There were two additional lines missing from the code snippet I put earlier but, seem to be determinant for the trimming - --wild-cards for both reads and adapters.
So, I decided to remove the --adapters parameters, as suggested by @SoilRotifer and performed 2 different analysis:
One without the --wild-cards argument - meaning N's are not considered for the matching: Reads_full_cutadapt_log_norev.txt (550.9 KB)
With the --wild-cards, the first sample gets the 13,503 forward and 18,529 reverse events with adapters that were trimmed. However, there is still 77% of the reads discarded due to not be trimmed - is this still a valid indication that primers have yet to be removed?
It could also been that cutadapt was previously run but, without --wild-cards arguments, which would mean the reads we got from the service were lacking trimming of reads with N's in the primer areas.

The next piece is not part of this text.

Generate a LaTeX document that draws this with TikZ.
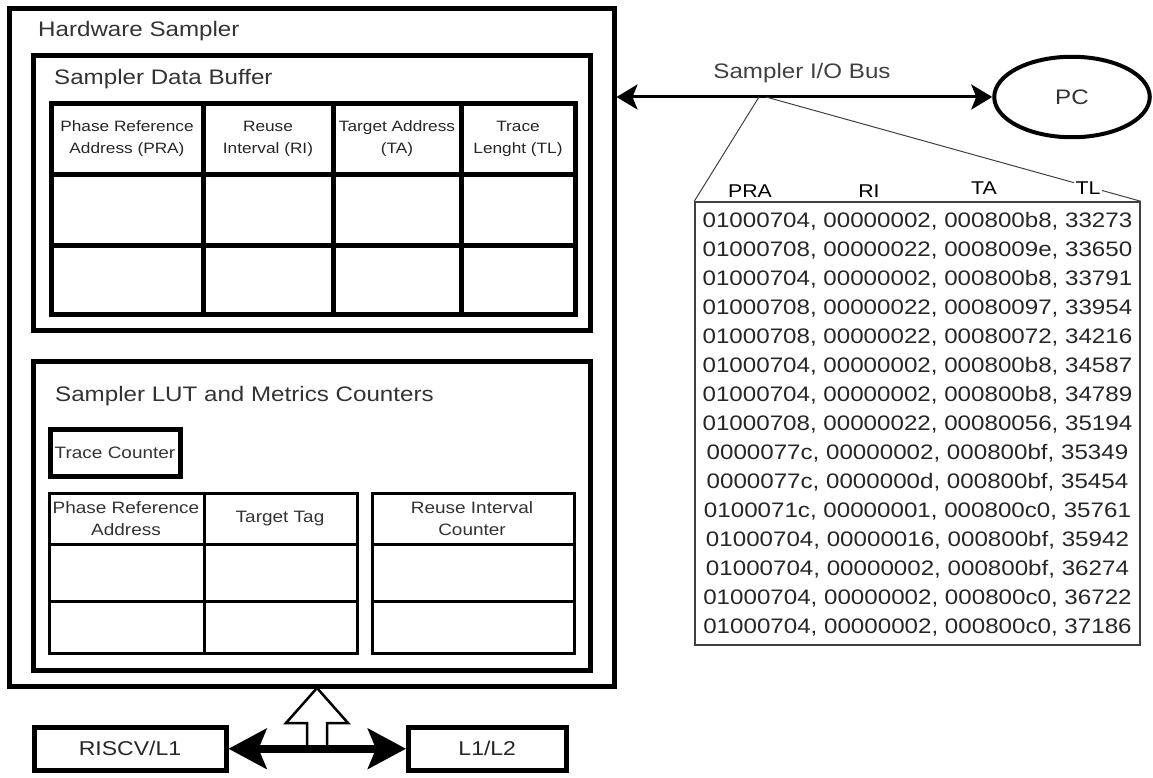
\documentclass[tikz,border=0pt]{standalone}
\usepackage{fontspec}
\setmainfont{Liberation Sans}
\newfontfamily\diagfont{Liberation Sans}[FakeStretch=1.15]
\usetikzlibrary{arrows.meta,shapes.geometric,calc}

\newcommand\setfs[2]{\fontsize{#1}{#2}\selectfont}

\begin{document}
\begin{tikzpicture}[x=1pt,y=-1pt,
  every node/.style={font=\diagfont, inner sep=0pt},
  frame/.style={draw, line width=5pt},
  title/.style={anchor=base west, text=black!80, font=\diagfont\setfs{21}{25}},
  hdr/.style={align=center, text=black!85, font=\diagfont\setfs{15}{22}},
  luthdr/.style={align=center, text=black!80, font=\diagfont\setfs{16.5}{22}},
  datarow/.style={anchor=base, text=black!85, font=\diagfont\setfs{21}{25}},
  collabel/.style={anchor=base, text=black, font=\diagfont\setfs{18.5}{22}},
  thickgrid/.style={line width=5pt},
  thingrid/.style={line width=3pt},
  busline/.style={line width=3pt, {Stealth[length=21pt,width=25pt,inset=5pt]}-{Stealth[length=21pt,width=25pt,inset=5pt]}},
  coreline/.style={line width=8pt, {Stealth[length=38pt,width=40pt,inset=8pt]}-{Stealth[length=38pt,width=40pt,inset=8pt]}},
  zoomline/.style={draw=black!75, line width=1pt}]

\useasboundingbox (0,0) rectangle (1153,778);

% ---------------- hardware sampler enclosure ----------------
\node[frame, minimum width=605pt, minimum height=677.5pt] (hs) at (311.5,347.25) {};
\node[title] (hstitle) at (38,37) {Hardware Sampler};

% ---------------- sampler data buffer ----------------
\node[frame, minimum width=557pt, minimum height=274pt] (sdb) at (311.5,193) {};
\node[title] (sdbtitle) at (54,85) {Sampler Data Buffer};

\draw[thickgrid] (51,103.5) rectangle (575,314);
\foreach \cx in {203,333,461} \draw[thickgrid] (\cx,103.5) -- (\cx,314);
\foreach \ry in {174.5,245.5} \draw[thickgrid] (51,\ry) -- (575,\ry);

\node[hdr] (dpra) at (127,139) {Phase Reference\\Address (PRA)};
\node[hdr] (dri)  at (268,139) {Reuse\\Interval (RI)};
\node[hdr] (dta)  at (397,139) {Target Address\\(TA)};
\node[hdr] (dtl)  at (518,139) {Trace\\Lenght (TL)};

% ---------------- LUT and metrics counters ----------------
\node[frame, minimum width=557pt, minimum height=309pt] (lut) at (311.5,515.5) {};
\node[title] (luttitle) at (55,401) {Sampler LUT and Metrics Counters};

\node[frame, minimum width=130pt, minimum height=47pt, text=black!80,
      font=\diagfont\setfs{16.5}{20}] (trc) at (115,452.5) {Trace Counter};

\draw[thingrid] (49,493) rectangle (357,653);
\draw[thingrid] (204,493) -- (204,653);
\foreach \ry in {544,601} \draw[thingrid] (49,\ry) -- (357,\ry);
\draw[thingrid] (372,493) rectangle (574,653);
\foreach \ry in {544,601} \draw[thingrid] (372,\ry) -- (574,\ry);

\node[luthdr] (lpra) at (126,518.5) {Phase Reference\\Address};
\node[luthdr] (ltag) at (280,518.5) {Target Tag};
\node[luthdr] (lric) at (472,518.5) {Reuse Interval\\Counter};

% ---------------- core side ----------------
\node[frame, minimum width=192pt, minimum height=42.5pt,
      font=\diagfont\setfs{20}{24}, text=black!85] (riscv) at (130,748.75) {RISCV/L1};
\node[frame, minimum width=157.5pt, minimum height=42.5pt,
      font=\diagfont\setfs{20}{24}, text=black!85] (l12) at (487.25,748.75) {L1/L2};

\coordinate (uptip) at (317,688);
\draw[line width=2.5pt, fill=white, line join=miter]
  (307,749) -- (307,723) -- (286,723) -- (uptip) -- (348,723) -- (327,723) -- (327,749);
\draw[coreline] (riscv.east) -- (l12.west);

% ---------------- I/O bus and host ----------------
\node[draw, ellipse, line width=4pt, minimum width=155.5pt, minimum height=80.5pt,
      font=\diagfont\setfs{21}{25}, text=black!80] (pc) at (1072,97) {PC};
\draw[busline] (hs.east |- pc.west) -- (pc.west);
\node[anchor=base, text=black!75, font=\diagfont\setfs{21}{25}] (buslabel) at (802,79) {Sampler I/O Bus};

% ---------------- captured trace dump ----------------
\node[draw=black!75, line width=1.5pt, minimum width=445pt, minimum height=443pt] (dt) at (917.5,423.5) {};
\coordinate (tapa) at (759,97);
\coordinate (tapb) at (766,97);
\draw[zoomline] (tapa) -- (dt.north west);
\draw[zoomline] (tapb) -- (dt.north east);

\node[collabel] (cpra) at (750,197) {PRA};
\node[collabel] (cri)  at (869,197) {RI};
\node[collabel] (cta)  at (984,194) {TA};
\node[collabel, fill=white, inner sep=2pt] (ctl) at (1088,195) {TL};

\foreach \r [count=\i from 0] in {
  {01000704, 00000002, 000800b8, 33273},
  {01000708, 00000022, 0008009e, 33650},
  {01000704, 00000002, 000800b8, 33791},
  {01000708, 00000022, 00080097, 33954},
  {01000708, 00000022, 00080072, 34216},
  {01000704, 00000002, 000800b8, 34587},
  {01000704, 00000002, 000800b8, 34789},
  {01000708, 00000022, 00080056, 35194},
  {0000077c, 00000002, 000800bf, 35349},
  {0000077c, 0000000d, 000800bf, 35454},
  {0100071c, 00000001, 000800c0, 35761},
  {01000704, 00000016, 000800bf, 35942},
  {01000704, 00000002, 000800bf, 36274},
  {01000704, 00000002, 000800c0, 36722},
  {01000704, 00000002, 000800c0, 37186}}
  \node[datarow] (row\i) at (917.5,{227+29.07*\i}) {\r};

\end{tikzpicture}
\end{document}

However, this would mean we would have variability in the sequence size (properly trimmed and untrimmed), which we don't have...
Maybe I am overthinking this but, the quality profiles seem a bit odd, specially the reverse - the drops in quality go up to 25 bp's!
Interesting. I wonder if your reads are in fact in mixed orientation? Perhaps try the approach I linked where you use the --p-front-* flags with the primer and its reverse compliment?
I wonder if the low quality scores at the beginning are the culprit? Perhaps alter your primer sequence for the forward read to, YCAGCMGCCGCGGTAA, and the reverse to TACNVGGGTWTCTAAT.
If neither of these work, then you can simply use the trim / truncation options from DADA2 / deblur, and forgo the cutadapt trimming?
The results are rather similar, mainly because the reads with the reverse complements are residual (~ tens of reads).
For me, that's the final alternative, no doubt. But I am a bit afraid of starting to cut in the beginning and that having a negative impact in the overlap of reads (Reverse would already be around 26 bp).
Finally, as an additional information, I have just gotten the information these samples were sequenced in a NextSeq 2000 machine.
It was worth a shot ... The other option would be to change the cutadapt --p-error-rate to a higher value. But that might lead to spurious trimming.
Trimming at the 5' (beginning) end will not have an effect on merging. It is the trimming at the 3' end that will have an effect, as that is the region that needs to overlap with the other read for merging.
If cutadapt is not working I'd suggest simply trimming 10 bases of the 5' end of the forward read, and ~40 bases of the 5' end of the reverse read, in addition to any 3' trimming you think is appropriate. Then denoise / merge. If that does not work, then you may simply need to use only the forward reads, which is also a common approach.
I was also wondering - with this quality profile, and considering your trimming suggestions, doesn't this also means that these results may hinder the use of this run with data from other runs? (this is an ongoing project, so we will receive samples continuously).
I am asking this since we will have shorter ASV's than for other runs with better quality, and that may impact diversity and abundance metrics no?
Sadly yes, as this will affect how the ASVs are generated. ideally you need to process each run similarly. Worst case scenario would be to re-prep / sequence these samples, or discard them all together.
Yes these will impact your comparisons, you'll not be able to combine this data with other data as they will be "seen" as very different ASVs. Essentially, behave as if they are different amplicons, and result in these communities looking very different from everything else. Do you have an example of other runs that worked? If so, what settings were used for those samples?